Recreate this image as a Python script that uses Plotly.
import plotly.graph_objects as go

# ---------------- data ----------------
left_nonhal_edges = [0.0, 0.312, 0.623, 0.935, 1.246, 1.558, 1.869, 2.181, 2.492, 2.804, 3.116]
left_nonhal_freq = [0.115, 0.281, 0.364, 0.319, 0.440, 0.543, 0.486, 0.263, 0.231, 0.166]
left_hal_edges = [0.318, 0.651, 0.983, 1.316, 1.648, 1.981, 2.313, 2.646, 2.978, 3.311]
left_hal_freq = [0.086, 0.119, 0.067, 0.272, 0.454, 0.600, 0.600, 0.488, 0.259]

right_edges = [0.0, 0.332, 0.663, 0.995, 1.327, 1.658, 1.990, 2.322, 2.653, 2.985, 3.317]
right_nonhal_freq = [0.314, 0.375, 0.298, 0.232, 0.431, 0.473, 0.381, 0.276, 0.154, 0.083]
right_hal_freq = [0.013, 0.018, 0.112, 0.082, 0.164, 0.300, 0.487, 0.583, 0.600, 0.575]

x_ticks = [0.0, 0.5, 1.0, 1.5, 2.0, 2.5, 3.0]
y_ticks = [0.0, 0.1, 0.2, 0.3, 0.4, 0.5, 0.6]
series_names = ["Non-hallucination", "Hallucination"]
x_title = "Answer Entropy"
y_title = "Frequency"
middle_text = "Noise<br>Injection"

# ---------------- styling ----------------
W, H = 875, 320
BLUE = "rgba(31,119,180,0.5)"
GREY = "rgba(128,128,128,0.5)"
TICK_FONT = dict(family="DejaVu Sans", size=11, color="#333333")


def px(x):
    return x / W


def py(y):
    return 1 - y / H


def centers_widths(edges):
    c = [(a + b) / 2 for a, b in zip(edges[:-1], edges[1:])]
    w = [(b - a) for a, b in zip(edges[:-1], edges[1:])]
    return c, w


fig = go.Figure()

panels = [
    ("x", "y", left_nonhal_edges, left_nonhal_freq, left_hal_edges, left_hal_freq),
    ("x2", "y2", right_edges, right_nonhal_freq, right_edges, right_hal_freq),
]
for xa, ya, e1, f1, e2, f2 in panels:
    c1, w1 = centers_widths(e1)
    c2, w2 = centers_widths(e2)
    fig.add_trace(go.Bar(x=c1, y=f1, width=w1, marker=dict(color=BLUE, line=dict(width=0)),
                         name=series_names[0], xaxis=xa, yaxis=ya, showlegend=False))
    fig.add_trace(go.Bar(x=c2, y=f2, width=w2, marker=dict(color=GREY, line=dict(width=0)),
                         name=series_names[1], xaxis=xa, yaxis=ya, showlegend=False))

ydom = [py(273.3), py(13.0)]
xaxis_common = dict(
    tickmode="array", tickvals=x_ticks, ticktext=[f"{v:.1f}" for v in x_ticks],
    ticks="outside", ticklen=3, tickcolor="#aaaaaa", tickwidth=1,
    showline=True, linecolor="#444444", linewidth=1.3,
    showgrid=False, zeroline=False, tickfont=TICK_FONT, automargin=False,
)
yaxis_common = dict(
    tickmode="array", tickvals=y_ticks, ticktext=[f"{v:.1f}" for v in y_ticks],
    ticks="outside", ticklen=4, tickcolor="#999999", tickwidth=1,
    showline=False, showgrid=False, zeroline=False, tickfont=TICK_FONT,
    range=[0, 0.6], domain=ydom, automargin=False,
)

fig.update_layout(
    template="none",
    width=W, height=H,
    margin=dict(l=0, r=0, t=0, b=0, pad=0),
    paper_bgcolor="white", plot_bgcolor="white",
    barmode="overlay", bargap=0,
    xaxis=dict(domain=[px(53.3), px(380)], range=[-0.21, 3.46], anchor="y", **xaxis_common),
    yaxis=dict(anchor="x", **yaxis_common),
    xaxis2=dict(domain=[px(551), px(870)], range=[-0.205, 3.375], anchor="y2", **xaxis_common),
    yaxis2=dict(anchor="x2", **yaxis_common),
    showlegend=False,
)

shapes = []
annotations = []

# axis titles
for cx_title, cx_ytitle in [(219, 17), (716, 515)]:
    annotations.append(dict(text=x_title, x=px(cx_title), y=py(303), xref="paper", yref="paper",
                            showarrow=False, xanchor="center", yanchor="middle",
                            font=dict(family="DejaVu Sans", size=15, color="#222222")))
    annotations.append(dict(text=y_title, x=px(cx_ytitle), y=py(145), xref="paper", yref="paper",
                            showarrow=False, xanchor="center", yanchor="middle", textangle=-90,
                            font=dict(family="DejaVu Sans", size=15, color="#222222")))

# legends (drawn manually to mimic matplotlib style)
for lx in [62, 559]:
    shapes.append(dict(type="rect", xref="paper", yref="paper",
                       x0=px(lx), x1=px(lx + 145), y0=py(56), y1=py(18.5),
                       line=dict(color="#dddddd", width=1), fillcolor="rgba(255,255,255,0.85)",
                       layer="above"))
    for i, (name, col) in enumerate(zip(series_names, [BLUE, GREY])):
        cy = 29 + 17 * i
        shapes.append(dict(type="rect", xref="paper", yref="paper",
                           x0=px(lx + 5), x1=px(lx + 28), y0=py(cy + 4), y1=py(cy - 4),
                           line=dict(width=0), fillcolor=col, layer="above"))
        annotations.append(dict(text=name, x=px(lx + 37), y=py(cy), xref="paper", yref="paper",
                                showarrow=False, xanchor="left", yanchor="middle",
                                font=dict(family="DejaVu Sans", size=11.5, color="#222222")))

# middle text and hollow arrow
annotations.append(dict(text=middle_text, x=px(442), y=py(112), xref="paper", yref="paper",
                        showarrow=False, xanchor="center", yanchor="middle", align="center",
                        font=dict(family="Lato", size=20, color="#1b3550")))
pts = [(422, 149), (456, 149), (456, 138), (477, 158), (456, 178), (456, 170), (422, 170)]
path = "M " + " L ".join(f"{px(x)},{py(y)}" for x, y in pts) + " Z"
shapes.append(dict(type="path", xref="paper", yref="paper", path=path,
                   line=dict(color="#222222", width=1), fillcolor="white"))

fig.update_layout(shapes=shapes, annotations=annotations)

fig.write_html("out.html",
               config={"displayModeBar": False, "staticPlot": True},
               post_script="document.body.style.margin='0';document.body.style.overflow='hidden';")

:::

## Objective
Lines from the beginning of the data above through the line containing "0.600, 0.488, 0.259]" are to be returned exactly, and no others.

## Task output
Recreate this image as a Python script that uses Plotly.
import plotly.graph_objects as go

# ---------------- data ----------------
left_nonhal_edges = [0.0, 0.312, 0.623, 0.935, 1.246, 1.558, 1.869, 2.181, 2.492, 2.804, 3.116]
left_nonhal_freq = [0.115, 0.281, 0.364, 0.319, 0.440, 0.543, 0.486, 0.263, 0.231, 0.166]
left_hal_edges = [0.318, 0.651, 0.983, 1.316, 1.648, 1.981, 2.313, 2.646, 2.978, 3.311]
left_hal_freq = [0.086, 0.119, 0.067, 0.272, 0.454, 0.600, 0.600, 0.488, 0.259]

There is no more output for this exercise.